▶ [Exercise goal]: Copy out each line in the material below that has the word "React".

▶ [Stored data]:
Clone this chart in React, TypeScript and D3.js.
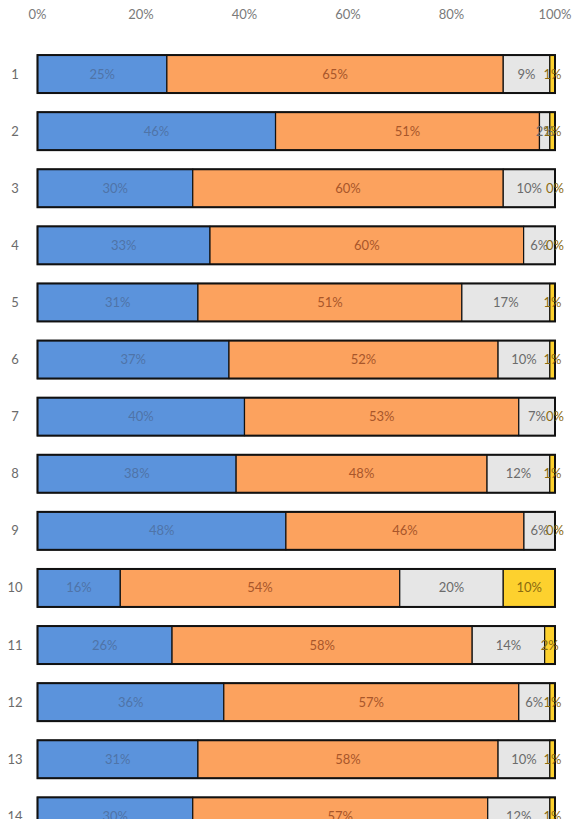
import React from "react";
import * as d3 from "d3";

const rows = ["1","2","3","4","5","6","7","8","9","10","11","12","13","14"];
const seriesA = [25, 46, 30, 33, 31, 37, 40, 38, 48, 16, 26, 36, 31, 30];
const seriesB = [65, 51, 60, 60, 51, 52, 53, 48, 46, 54, 58, 57, 58, 57];
const seriesC = [9, 2, 10, 6, 17, 10, 7, 12, 6, 20, 14, 6, 10, 12];
const seriesD = [1, 1, 0, 0, 1, 1, 0, 1, 0, 10, 2, 1, 1, 1];
const ticks = [0, 0.2, 0.4, 0.6, 0.8, 1];

const keys = ["a", "b", "c", "d"];
const fills = ["#5b93dc", "#fca25e", "#e6e6e6", "#fdd12e"];
const labelColors = ["#4f74a8", "#a8562a", "#6b6b6b", "#8a6a10"];

export default function App() {
  const W = 587, H = 819;
  const table = rows.map((r, i) => ({
    row: r,
    a: seriesA[i],
    b: seriesB[i],
    c: seriesC[i],
    d: seriesD[i],
  }));
  const stacked = d3.stack<any>().keys(keys).offset(d3.stackOffsetExpand)(table);
  const x = d3.scaleLinear().domain([0, 1]).range([37.5, 555]);
  const y = d3.scaleBand().domain(rows).range([45.5, 45.5 + 57.1 * 14]).paddingInner(0.335).paddingOuter(0.1675);
  const font = "Lato, 'Open Sans', sans-serif";

  return (
    <svg width={W} height={H} style={{ position: "absolute", left: 0, top: 0, background: "#fff" }} fontFamily={font}>
      {ticks.map((t) => (
        <text key={t} x={x(t)} y={19} textAnchor="middle" fontSize={13} fill="#7a7a7a">
          {d3.format(".0%")(t)}
        </text>
      ))}
      {rows.map((r) => (
        <text key={"r" + r} x={15} y={(y(r) as number) + y.bandwidth() / 2 + 4.5} textAnchor="middle" fontSize={13} fill="#6b6b6b">
          {r}
        </text>
      ))}
      {stacked.map((s, si) => (
        <g key={s.key}>
          {s.map((d, i) => {
            const x0 = x(d[0]);
            const x1 = x(d[1]);
            const yy = y(rows[i]) as number;
            return (
              <rect key={i} x={x0} y={yy} width={Math.max(0, x1 - x0)} height={y.bandwidth()} fill={fills[si]} stroke="#111" strokeWidth={1.2} />
            );
          })}
        </g>
      ))}
      {rows.map((r) => (
        <rect key={"o" + r} x={x(0)} y={y(r) as number} width={x(1) - x(0)} height={y.bandwidth()} fill="none" stroke="#111" strokeWidth={2} />
      ))}
      {stacked.map((s, si) => (
        <g key={"l" + s.key}>
          {s.map((d, i) => {
            const vals = [seriesA, seriesB, seriesC, seriesD][si];
            const cx = (x(d[0]) + x(d[1])) / 2;
            const yy = (y(rows[i]) as number) + y.bandwidth() / 2 + 4.5;
            return (
              <text key={i} x={cx} y={yy} textAnchor="middle" fontSize={13} fill={labelColors[si]}>
                {vals[i] + "%"}
              </text>
            );
          })}
        </g>
      ))}
    </svg>
  );
}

▶ [Output]:
Clone this chart in React, TypeScript and D3.js.
import React from "react";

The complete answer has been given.